There’s something fishy too about that stroppy French maid, who has prepared we know not what for lunch. In any case, the plot already has more stock ingredients than a bouillabaisse.
Add, however, your jolly psychopathic killer and the mixture comes to the boil after the interval in the latest Det. Supt. Grace thriller from Peter James, adapted by Shaun McKenna.
George Rainsford is the cool Roy ‘We have to outsmart them’ Grace, with ex-Corrie star Katie McGlynn as a vibrant Cleo. But Clive Mantle revels in cheerful villainy as vengeful gangster Curtis. I loved the line when he says of the Graces' crying baby (spoiler alert): "I’m not taking him up to the golf club for Sunday lunch if he’s going to behave like that."

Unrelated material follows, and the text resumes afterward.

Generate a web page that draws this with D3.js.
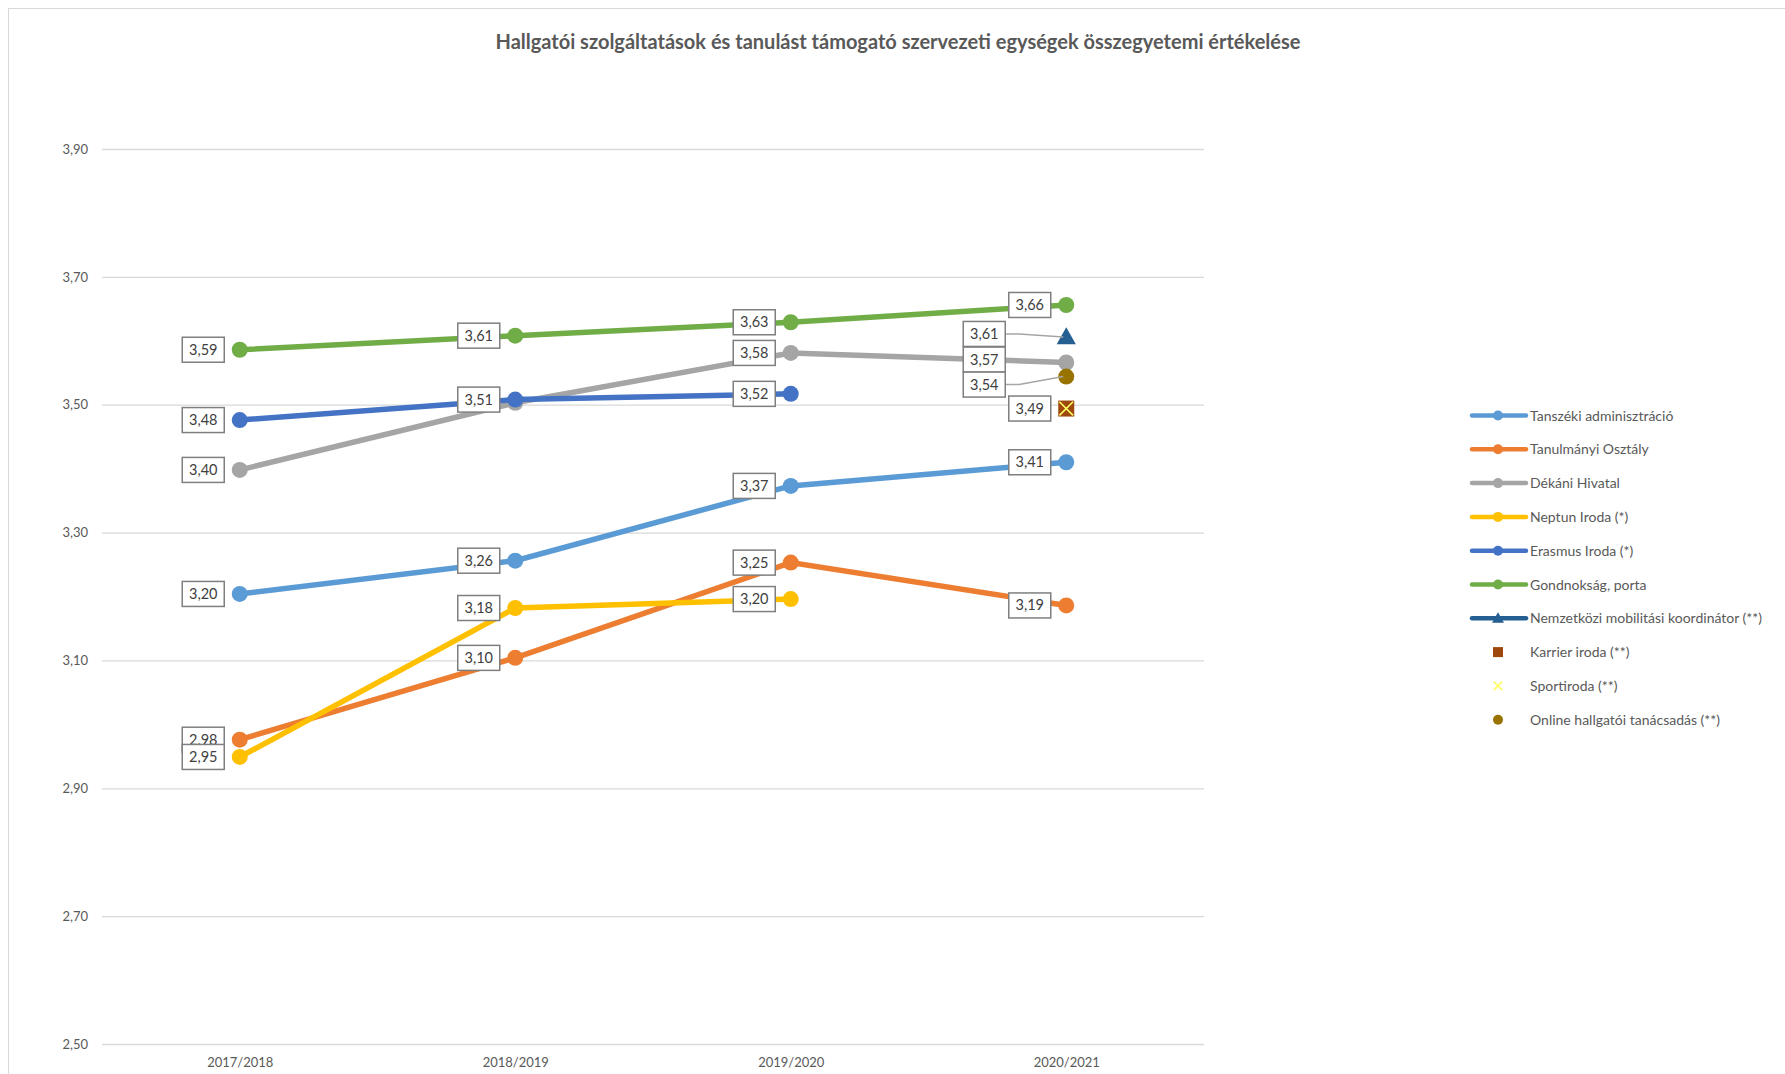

Gemma Stroyan personifies the attitudes of American-in-quaint-France babysitting friend Kaitlynn and Rebecca McKinnis transmogrifies from the maid welcoming guests with the warmth of a frozen frog’s leg, to a slightly more sympathetic... Well, that would be telling too much.
It's hokum but fun. We learn, en passant, that one of the wily detective’s previous triumphs was known as ‘The Case of the Master of Disguise’. We are watching a bit of a send-up. Aren’t we?
The play's tour continues to Birmingham, Sheffield, Southend, Leicester and Woking.